Frequency
One of the great obsessions that falls under the umbrella of retention is getting customers who buy from you to buy from you more frequently.
This is often expressed as getting non-subscription customers to buy at the frequency of subscription customers.
On its face, this seems reasonable:
Only a certain percentage of customers are going to buy again, anyway, and there’s a ceiling to how much any efforts can improve repurchase rates overall; you might as well get those who are going to buy again to do it more often, right?
There is, though, a ceiling here, too.
When we look at data around repurchase intervals, we find that the distribution curve of when repeat purchases happens doesn’t change much, no matter what number order you’re looking at. In other words, the distribution of time between purchase one and two doesn’t look that different than the distribution of time between purchase five and six.
There is, however, one place this looks different: lighter frequency buyers become slightly more frequent in their purchases, but not to the degree that they begin looking like higher frequency buyers.

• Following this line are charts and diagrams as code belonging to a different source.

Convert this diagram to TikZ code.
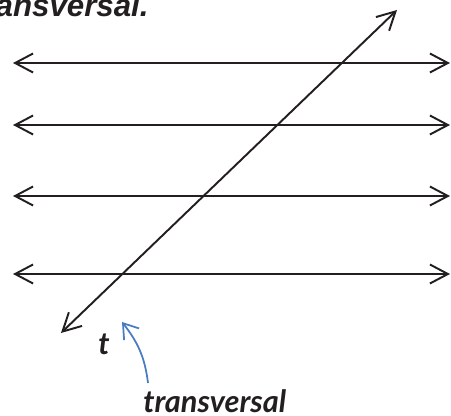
\documentclass[tikz,border=0pt]{standalone}
\usepackage{fontspec}
\setmainfont{Liberation Sans}
\newfontfamily\labelfont{Lato}
\usepackage{tikz}
\usetikzlibrary{arrows.meta, positioning}

\definecolor{noteblue}{RGB}{74,125,192}
\definecolor{ink}{RGB}{35,31,32}

\begin{document}
\begin{tikzpicture}[
    x=0.02cm, y=0.02cm,
    line/.style={line width=1.1pt, draw=ink, {Straight Barb[length=3.6mm, width=3.8mm, line width=1.1pt]}-{Straight Barb[length=3.6mm, width=3.8mm, line width=1.1pt]}},
    note/.style={line width=1pt, draw=noteblue, -{Straight Barb[length=2.8mm, width=3.8mm, line width=1pt]}},
    head/.style={font=\fontsize{17.8}{20}\selectfont\bfseries\itshape, text=ink, inner sep=0pt},
    tag/.style={font=\labelfont\fontsize{17.5}{20}\selectfont\bfseries\itshape, text=ink, inner sep=0pt}
]
\useasboundingbox (0,0) rectangle (451,416);
\begin{scope}
\clip (0,0) rectangle (451,416);
\node[head, anchor=base east] (title) at (149,399) {transversal.};
\end{scope}

% parallel lines
\foreach \i/\y in {1/353, 2/291, 3/220, 4/142}{
    \coordinate (l\i) at (13,\y);
    \coordinate (r\i) at (450,\y);
}
\foreach \i in {1,...,4}{\draw[line] (l\i) -- (r\i);}

% transversal
\coordinate (tlow) at (61,83);
\coordinate (thigh) at (397,406);
\draw[line] (tlow) -- (thigh);

\node[tag, anchor=base] (tname) at (104,61) {t};
\node[tag, anchor=base west] (tnote) at (143,3) {transversal};
\coordinate (tail) at (148,33);
\coordinate (tip) at (122,94);
\draw[note] (tail) to[out=97, in=-52] (tip);
\end{tikzpicture}
\end{document}
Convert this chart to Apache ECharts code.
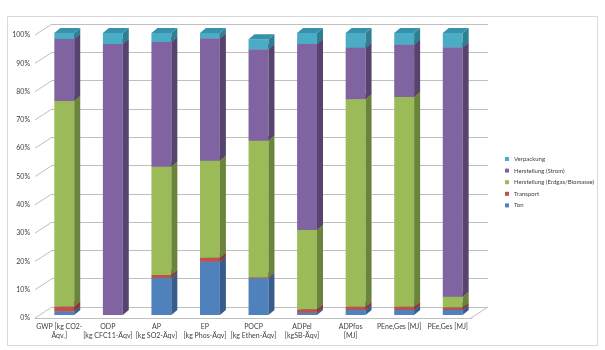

(Take a look at this in your own data. It is law-like in its persistence across brands.)
The question, then, is whether our obsession with getting all customers to behave like a highest frequency customers is actually hurting retention: If the most compelling offers and the heaviest promotion of your brand and product is concentrated in a time frame that the majority of your customers aren’t looking to buy, how effective could those efforts be?